The second surviving son of Charles I, James ascends the throne upon the death of his brother, Charles II. There is little initial opposition to his accession, and there are widespread reports of public rejoicing at the orderly succession. The new Parliament that assembles in May 1685, which gains the name of “Loyal Parliament,” is initially favourable to James, and the new King sends word that even most of the former exclusionists will be forgiven if they acquiesce to his rule.

Members of Britain’s Protestant political elite increasingly suspect him of being pro-French and pro-Catholic and of having designs on becoming an absolute monarch.
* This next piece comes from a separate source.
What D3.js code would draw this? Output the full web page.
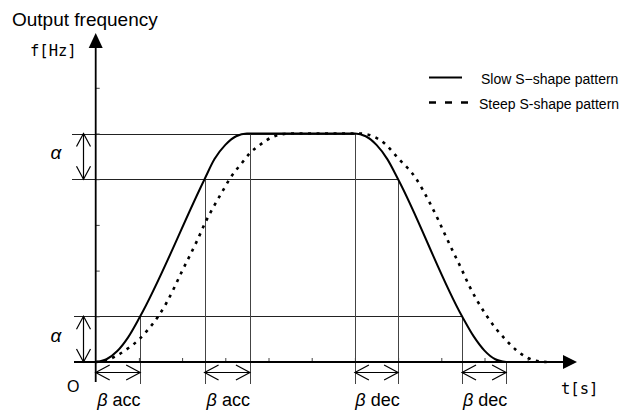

When he produces a Catholic heir, leading nobles call on his Protestant son-in-law and nephew William of Orange to land an invasion army from the Dutch Republic, which he does in the Glorious Revolution of 1688. James flees England and thus is held to have abdicated. He is replaced by his eldest, Protestant daughter Mary and her husband William of Orange.

James makes one serious attempt to recover his crowns from William and Mary when he lands in Ireland in 1689. After the defeat of the Jacobite forces by the Williamites at the Battle of the Boyne in July 1690, James returns to France. He lives out the rest of his life as a pretender at a court sponsored by his cousin and ally, King Louis XIV.

James is best known for his struggles with the English Parliament and his attempts to create religious liberty for English Roman Catholics and Protestant nonconformists, against the wishes of the Anglican establishment. This tension makes James’s four-year reign a struggle for supremacy between the English Parliament and the Crown, resulting in his deposition, the passage of the Bill of Rights, and the accession of his daughter and her husband as king and queen.